- Problem to solve:
Skip all pictures. Write out the data below from its first line through the line that contains "35.25, 36.25, 37.2];".

⁂

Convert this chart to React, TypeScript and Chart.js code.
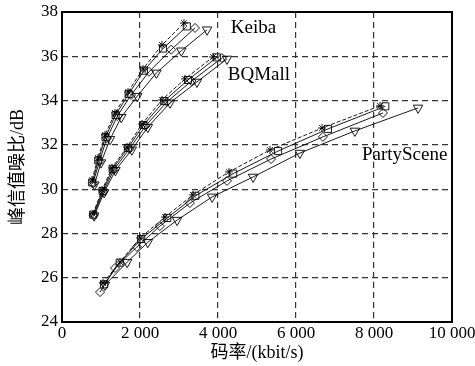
import React, { useEffect, useRef } from "react";
import { Chart, registerables } from "chart.js";

Chart.register(...registerables);

// ---- Data (bitrate kbit/s, PSNR dB) ----
const keibaStarX = [769, 923, 1103, 1359, 1692, 2077, 2564, 3128];
const keibaStarY = [30.41, 31.41, 32.45, 33.44, 34.39, 35.43, 36.51, 37.5];
const keibaSquareX = [775, 930, 1115, 1375, 1710, 2100, 2590, 3200];
const keibaSquareY = [30.3, 31.3, 32.35, 33.35, 34.3, 35.35, 36.35, 37.35];
const keibaDiamondX = [790, 960, 1150, 1420, 1770, 2230, 2800, 3410];
const keibaDiamondY = [30.25, 31.25, 32.3, 33.3, 34.25, 35.3, 36.3, 37.28];
const keibaTriangleX = [830, 1000, 1230, 1520, 1930, 2420, 3060, 3720];
const keibaTriangleY = [30.2, 31.2, 32.25, 33.25, 34.2, 35.25, 36.25, 37.2];

const bqStarX = [795, 1026, 1282, 1667, 2051, 2564, 3154, 3872];
const bqStarY = [28.88, 29.96, 30.96, 31.9, 32.94, 34.03, 34.98, 35.97];
const bqSquareX = [800, 1040, 1300, 1690, 2090, 2620, 3230, 3970];
const bqSquareY = [28.85, 29.92, 30.92, 31.86, 32.9, 33.98, 34.93, 35.95];
const bqDiamondX = [810, 1060, 1330, 1730, 2140, 2690, 3320, 4100];
const bqDiamondY = [28.82, 29.88, 30.88, 31.82, 32.85, 33.94, 34.88, 35.92];
const bqTriangleX = [825, 1080, 1370, 1790, 2200, 2770, 3460, 4230];
const bqTriangleY = [28.8, 29.85, 30.85, 31.78, 32.8, 33.9, 34.84, 35.88];

const psStarX = [1051, 1487, 2000, 2641, 3359, 4282, 5333, 6667, 8154];
const psStarY = [25.76, 26.71, 27.79, 28.74, 29.74, 30.78, 31.77, 32.76, 33.76];
const psSquareX = [1080, 1480, 2030, 2700, 3420, 4390, 5540, 6820, 8290];
const psSquareY = [25.7, 26.68, 27.75, 28.7, 29.7, 30.7, 31.72, 32.72, 33.74];
const psDiamondX = [975, 1360, 1920, 2510, 3280, 4230, 5360, 6690, 8230];
const psDiamondY = [25.35, 26.44, 27.39, 28.33, 29.37, 30.37, 31.36, 32.36, 33.44];
const psTriangleX = [1100, 1670, 2200, 2950, 3850, 4900, 6100, 7510, 9130];
const psTriangleY = [25.67, 26.7, 27.6, 28.6, 29.65, 30.55, 31.63, 32.63, 33.67];

const xTicks = [0, 2000, 4000, 6000, 8000, 10000];
const yTicks = [24, 26, 28, 30, 32, 34, 36, 38];

const sequenceLabels = ["Keiba", "BQMall", "PartyScene"];
const labelAnchorsX = [4330, 4250, 7690];
const labelAnchorsY = [37.28, 35.16, 31.54];

const SERIF = "'Liberation Serif', 'Times New Roman', 'Noto Sans CJK SC', serif";

type Marker = "star" | "square" | "diamond" | "triangle";

function pts(xs: number[], ys: number[]) {
  return xs.map((x, i) => ({ x, y: ys[i] }));
}

function makeDataset(xs: number[], ys: number[], marker: Marker) {
  const base: any = {
    data: pts(xs, ys),
    borderColor: "#000",
    borderWidth: 0.9,
    pointBorderColor: "#000",
    pointBackgroundColor: "rgba(0,0,0,0)",
    pointBorderWidth: 0.9,
    showLine: true,
    tension: 0,
    fill: false,
  };
  if (marker === "star") {
    base.pointStyle = "star";
    base.pointRadius = 4;
    base.borderDash = [4, 2];
  } else if (marker === "square") {
    base.pointStyle = "rect";
    base.pointRadius = 5;
  } else if (marker === "diamond") {
    base.pointStyle = "rectRot";
    base.pointRadius = 4.5;
  } else {
    base.pointStyle = "triangle";
    base.pointRotation = 180;
    base.pointRadius = 5.5;
  }
  return base;
}

const fmt = (v: number) => String(v).replace(/\B(?=(\d{3})+(?!\d))/g, " ");

export default function App() {
  const ref = useRef<HTMLCanvasElement | null>(null);

  useEffect(() => {
    if (!ref.current) return;
    const labelPlugin = {
      id: "seqLabels",
      afterDatasetsDraw(chart: any) {
        const { ctx, scales, chartArea } = chart;
        ctx.save();
        ctx.font = `19px ${SERIF}`;
        ctx.fillStyle = "#000";
        ctx.textAlign = "left";
        ctx.textBaseline = "middle";
        sequenceLabels.forEach((t, i) => {
          ctx.fillText(
            t,
            scales.x.getPixelForValue(labelAnchorsX[i]),
            scales.y.getPixelForValue(labelAnchorsY[i])
          );
        });
        ctx.lineWidth = 2;
        ctx.strokeStyle = "#000";
        ctx.strokeRect(
          chartArea.left,
          chartArea.top,
          chartArea.right - chartArea.left,
          chartArea.bottom - chartArea.top
        );
        ctx.restore();
      },
    };

    const chart = new Chart(ref.current, {
      type: "scatter",
      data: {
        datasets: [
          makeDataset(keibaStarX, keibaStarY, "star"),
          makeDataset(keibaSquareX, keibaSquareY, "square"),
          makeDataset(keibaDiamondX, keibaDiamondY, "diamond"),
          makeDataset(keibaTriangleX, keibaTriangleY, "triangle"),
          makeDataset(bqStarX, bqStarY, "star"),
          makeDataset(bqSquareX, bqSquareY, "square"),
          makeDataset(bqDiamondX, bqDiamondY, "diamond"),
          makeDataset(bqTriangleX, bqTriangleY, "triangle"),
          makeDataset(psStarX, psStarY, "star"),
          makeDataset(psSquareX, psSquareY, "square"),
          makeDataset(psDiamondX, psDiamondY, "diamond"),
          makeDataset(psTriangleX, psTriangleY, "triangle"),
        ],
      },
      options: {
        animation: false,
        responsive: false,
        maintainAspectRatio: false,
        layout: { padding: { top: 12, right: 23, left: 0, bottom: 0 } },
        plugins: {
          legend: { display: false },
          tooltip: { enabled: false },
        },
        scales: {
          x: {
            type: "linear",
            min: 0,
            max: 10000,
            afterBuildTicks: (s: any) => {
              s.ticks = xTicks.map((v) => ({ value: v }));
            },
            afterFit: (s: any) => {
              s.height = 44;
              s.paddingLeft = 0;
              s.paddingRight = 0;
            },
            ticks: {
              autoSkip: false,
              maxRotation: 0,
              padding: 1,
              color: "#000",
              font: { family: SERIF, size: 17 },
              callback: (v: any) => fmt(Number(v)),
            },
            grid: {
              drawTicks: false,
              tickLength: 0,
              color: (c: any) =>
                c.tick && (c.tick.value === 0 || c.tick.value === 10000) ? "rgba(0,0,0,0)" : "#333",
              lineWidth: 1.2,
            },
            border: { display: false, dash: [6, 4] },
            title: {
              display: true,
              text: "码率/(kbit/s)",
              color: "#000",
              font: { family: SERIF, size: 18 },
              padding: { top: 0, bottom: 2 },
            },
          },
          y: {
            type: "linear",
            min: 24,
            max: 38,
            afterBuildTicks: (s: any) => {
              s.ticks = yTicks.map((v) => ({ value: v }));
            },
            afterFit: (s: any) => {
              s.width = 62;
              s.paddingTop = 0;
              s.paddingBottom = 0;
            },
            ticks: {
              autoSkip: false,
              padding: 4,
              color: "#000",
              font: { family: SERIF, size: 17 },
            },
            grid: {
              drawTicks: false,
              tickLength: 0,
              color: (c: any) =>
                c.tick && (c.tick.value === 24 || c.tick.value === 38) ? "rgba(0,0,0,0)" : "#333",
              lineWidth: 1.2,
            },
            border: { display: false, dash: [6, 4] },
            title: {
              display: true,
              text: "峰信值噪比/dB",
              color: "#000",
              font: { family: SERIF, size: 18 },
              padding: { top: 7, bottom: 0 },
            },
          },
        },
      } as any,
      plugins: [labelPlugin],
    });
    return () => chart.destroy();
  }, []);

  return (
    <div style={{ position: "fixed", left: 0, top: 0, width: 475, height: 366, background: "#fff" }}>
      <canvas ref={ref} width={475} height={366} style={{ width: 475, height: 366 }} />
    </div>
  );
}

⁂

- Problem solution:
Convert this chart to React, TypeScript and Chart.js code.
import React, { useEffect, useRef } from "react";
import { Chart, registerables } from "chart.js";

Chart.register(...registerables);

// ---- Data (bitrate kbit/s, PSNR dB) ----
const keibaStarX = [769, 923, 1103, 1359, 1692, 2077, 2564, 3128];
const keibaStarY = [30.41, 31.41, 32.45, 33.44, 34.39, 35.43, 36.51, 37.5];
const keibaSquareX = [775, 930, 1115, 1375, 1710, 2100, 2590, 3200];
const keibaSquareY = [30.3, 31.3, 32.35, 33.35, 34.3, 35.35, 36.35, 37.35];
const keibaDiamondX = [790, 960, 1150, 1420, 1770, 2230, 2800, 3410];
const keibaDiamondY = [30.25, 31.25, 32.3, 33.3, 34.25, 35.3, 36.3, 37.28];
const keibaTriangleX = [830, 1000, 1230, 1520, 1930, 2420, 3060, 3720];
const keibaTriangleY = [30.2, 31.2, 32.25, 33.25, 34.2, 35.25, 36.25, 37.2];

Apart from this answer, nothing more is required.